(begin)

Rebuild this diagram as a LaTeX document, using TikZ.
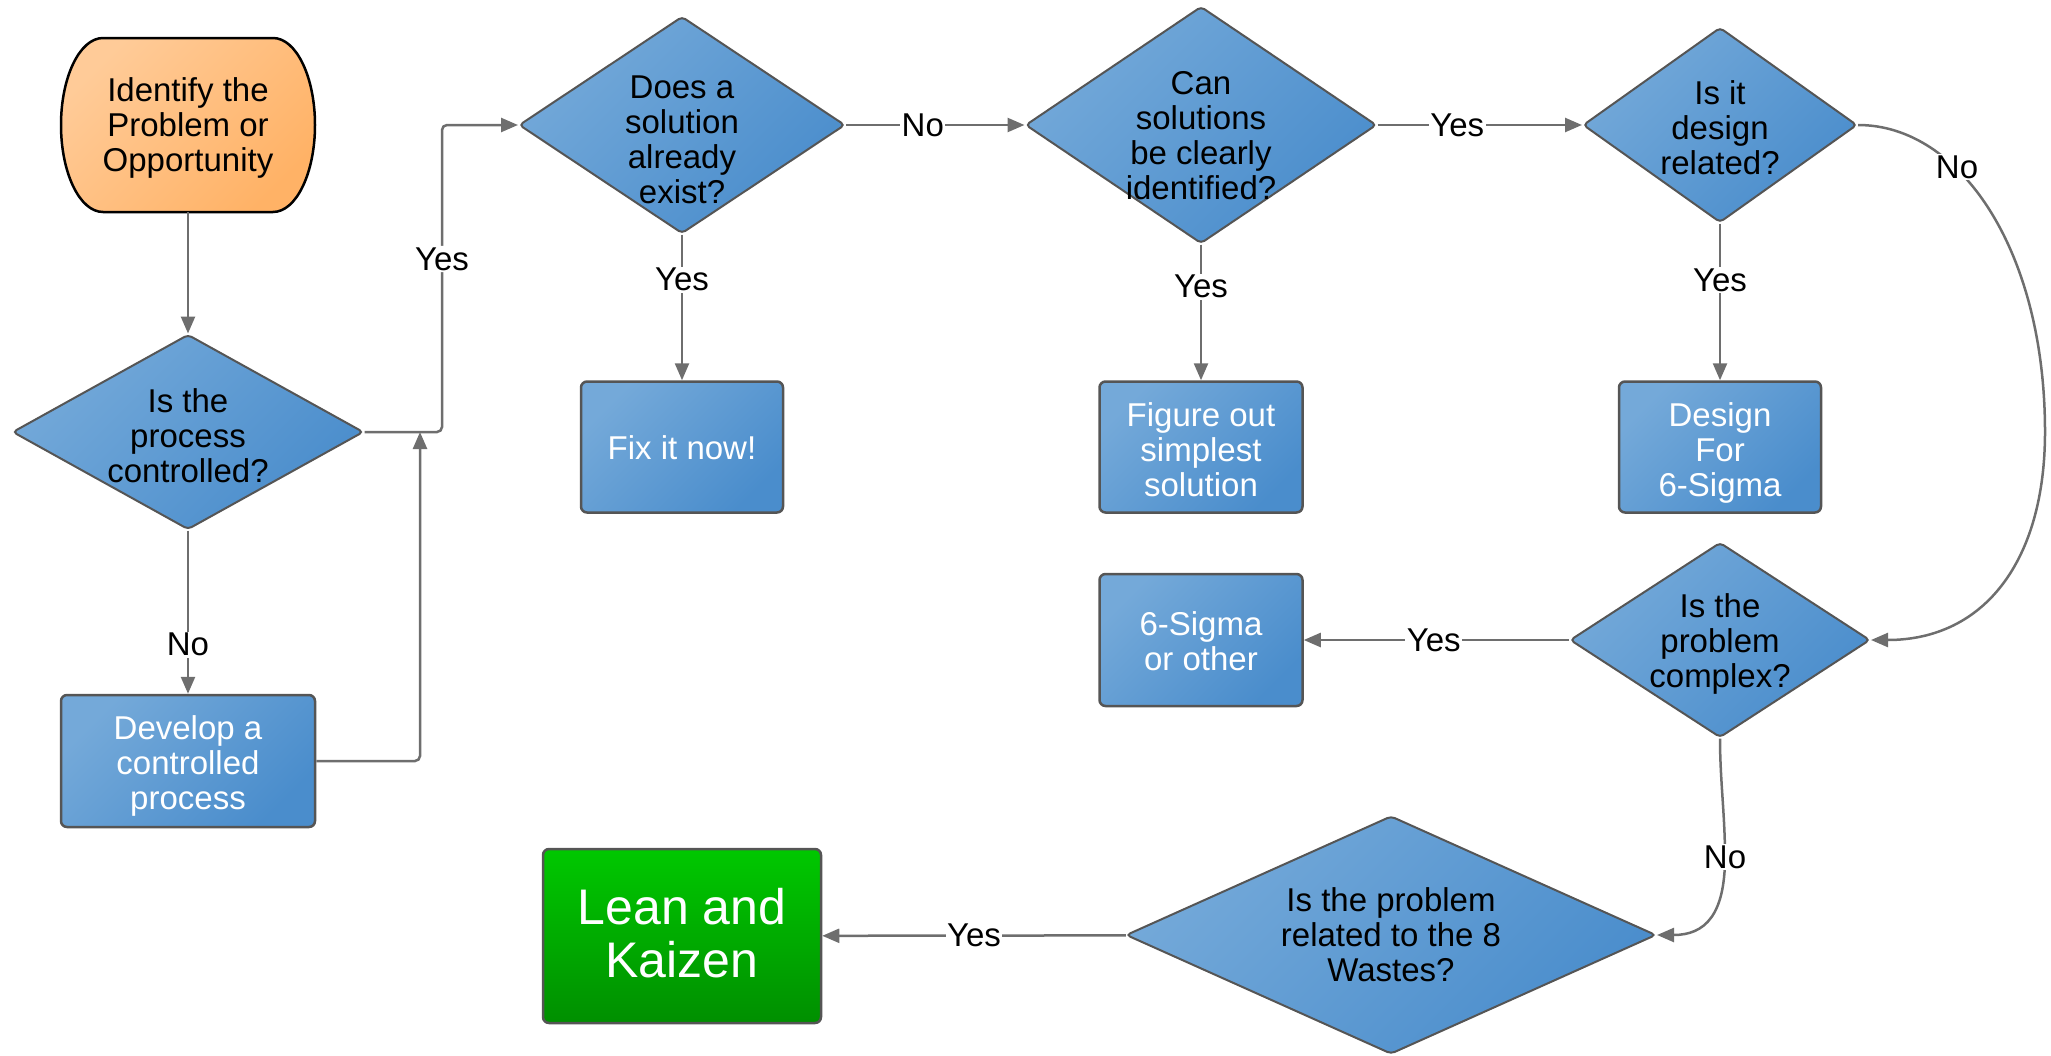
\documentclass[tikz,border=0pt]{standalone}
\usepackage{fontspec}
\setmainfont{Liberation Sans}
\usetikzlibrary{shapes.geometric,arrows.meta}
\definecolor{blueA}{HTML}{74A9D9}
\definecolor{blueB}{HTML}{4A8DCC}
\definecolor{orangeA}{HTML}{FFCB98}
\definecolor{orangeB}{HTML}{FFB266}
\definecolor{greenA}{HTML}{00C800}
\definecolor{greenB}{HTML}{008F00}
\definecolor{edge}{HTML}{555555}
\definecolor{wire}{HTML}{6E6E6E}
\begin{document}
\begin{tikzpicture}[x=1pt,y=1pt,
  every node/.style={font=\fontsize{33}{35}\selectfont},
  decision/.style={diamond, draw=edge, line width=2pt, rounded corners=4pt,
    top color=blueA, bottom color=blueB, shading angle=45, inner sep=0pt},
  qtext/.style={align=center, text=black},
  action/.style={rectangle, draw=edge, line width=2.5pt, rounded corners=6pt,
    top color=blueA, bottom color=blueB, shading angle=45, inner sep=0pt},
  atext/.style={align=center, text=white, yshift=-5pt},
  conn/.style={draw=wire, line width=2.5pt, -{Triangle[length=17pt,width=14pt]}},
  lbl/.style={fill=white, inner sep=1.5pt, text=black},
]
\useasboundingbox (0,0) rectangle (2051,-1055);

% start terminal with elliptical ends
\path[draw=black, line width=2.5pt, top color=orangeA, bottom color=orangeB, shading angle=45]
  (103,-38) -- (273,-38) arc[start angle=90, end angle=-90, x radius=42, y radius=87]
  -- (103,-212) arc[start angle=270, end angle=90, x radius=42, y radius=87] -- cycle;
\node[minimum width=254pt, minimum height=174pt, inner sep=0pt,
  label={[align=center, yshift=-3pt]center:{Identify the\\Problem or\\Opportunity}}]
  (start) at (188,-125) {};

% decisions
\node[decision, minimum width=351pt, minimum height=195pt,
  label={[qtext, yshift=-4pt]center:{Is the\\process\\controlled?}}] (d1) at (188,-432) {};
\node[decision, minimum width=326pt, minimum height=217pt,
  label={[qtext, yshift=-15pt]center:{Does a\\solution\\already\\exist?}}] (d2) at (682,-125) {};
\node[decision, minimum width=351pt, minimum height=237pt,
  label={[qtext, yshift=-11pt]center:{Can\\solutions\\be clearly\\identified?}}] (d3) at (1201,-125) {};
\node[decision, minimum width=274pt, minimum height=195pt,
  label={[qtext, yshift=-3pt]center:{Is it\\design\\related?}}] (d4) at (1720,-125) {};
\node[decision, minimum width=300pt, minimum height=195pt,
  label={[qtext, yshift=-4pt]center:{Is the\\problem\\complex?}}] (d5) at (1720,-640) {};
\node[decision, minimum width=530pt, minimum height=238pt,
  label={[qtext]center:{Is the problem\\related to the 8\\Wastes?}}] (d6) at (1391,-935) {};

% actions
\node[action, minimum width=254pt, minimum height=132pt,
  label={[atext]center:{Develop a\\controlled\\process}}] (dev) at (188,-761) {};
\node[action, minimum width=202pt, minimum height=131pt,
  label={[atext, yshift=4pt]center:{Fix it now!}}] (fix) at (682,-447) {};
\node[action, minimum width=203pt, minimum height=131pt,
  label={[atext, yshift=2pt]center:{Figure out\\simplest\\solution}}] (fig) at (1201,-447) {};
\node[action, minimum width=202pt, minimum height=131pt,
  label={[atext, yshift=-1pt]center:{Design\\For\\6-Sigma}}] (des) at (1720,-447) {};
\node[action, minimum width=203pt, minimum height=132pt,
  label={[atext, yshift=4pt]center:{6-Sigma\\or other}}] (six) at (1201,-640) {};
\node[action, top color=greenA, bottom color=greenB, minimum width=278pt,
  minimum height=174pt,
  label={[atext, yshift=8pt, font=\fontsize{50}{53}\selectfont]center:{Lean and\\Kaizen}}]
  (lean) at (682,-936) {};

% connectors
\draw[conn] (start) -- (d1);
\draw[conn] (d1) -- node[lbl, pos=0.7]{No} (dev);
\draw[conn, rounded corners=5pt] (d1.east) -| (442,-259) node[lbl]{Yes} |- (d2.west);
\coordinate (merge) at (420,-432);
\draw[conn, rounded corners=5pt] (dev.east) -| (merge);
\draw[conn] (d2) -- node[lbl, pos=0.43]{No} (d3);
\draw[conn] (d2) -- node[lbl, pos=0.31]{Yes} (fix);
\draw[conn] (d3) -- node[lbl, pos=0.39]{Yes} (d4);
\draw[conn] (d3) -- node[lbl, pos=0.31]{Yes} (fig);
\draw[conn] (d4) -- node[lbl, pos=0.36]{Yes} (des);
\draw[conn] (d5) -- node[lbl, pos=0.51]{Yes} (six);
\draw[conn] (d6) -- node[lbl, pos=0.5]{Yes} (lean);
\draw[conn] (d4.east) .. controls (1960,-125) and (2045,-250) .. (2045,-432)
  .. controls (2045,-560) and (1985,-640) .. (d5.east);
\node[lbl] at (1957,-167) {No};
\draw[conn] (d5.south) .. controls (1720,-780) and (1725,-815) .. (1725,-857)
  .. controls (1725,-915) and (1705,-935) .. (d6.east);
\node[lbl] at (1725,-857) {No};
\end{tikzpicture}
\end{document}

(end)

§ What you will do: Write out exactly the lines between the start of the data and the line with "(0,0) rectangle (2051,-1055);", including both, but none of the pictures.

§ Task response:
Rebuild this diagram as a LaTeX document, using TikZ.
\documentclass[tikz,border=0pt]{standalone}
\usepackage{fontspec}
\setmainfont{Liberation Sans}
\usetikzlibrary{shapes.geometric,arrows.meta}
\definecolor{blueA}{HTML}{74A9D9}
\definecolor{blueB}{HTML}{4A8DCC}
\definecolor{orangeA}{HTML}{FFCB98}
\definecolor{orangeB}{HTML}{FFB266}
\definecolor{greenA}{HTML}{00C800}
\definecolor{greenB}{HTML}{008F00}
\definecolor{edge}{HTML}{555555}
\definecolor{wire}{HTML}{6E6E6E}
\begin{document}
\begin{tikzpicture}[x=1pt,y=1pt,
  every node/.style={font=\fontsize{33}{35}\selectfont},
  decision/.style={diamond, draw=edge, line width=2pt, rounded corners=4pt,
    top color=blueA, bottom color=blueB, shading angle=45, inner sep=0pt},
  qtext/.style={align=center, text=black},
  action/.style={rectangle, draw=edge, line width=2.5pt, rounded corners=6pt,
    top color=blueA, bottom color=blueB, shading angle=45, inner sep=0pt},
  atext/.style={align=center, text=white, yshift=-5pt},
  conn/.style={draw=wire, line width=2.5pt, -{Triangle[length=17pt,width=14pt]}},
  lbl/.style={fill=white, inner sep=1.5pt, text=black},
]
\useasboundingbox (0,0) rectangle (2051,-1055);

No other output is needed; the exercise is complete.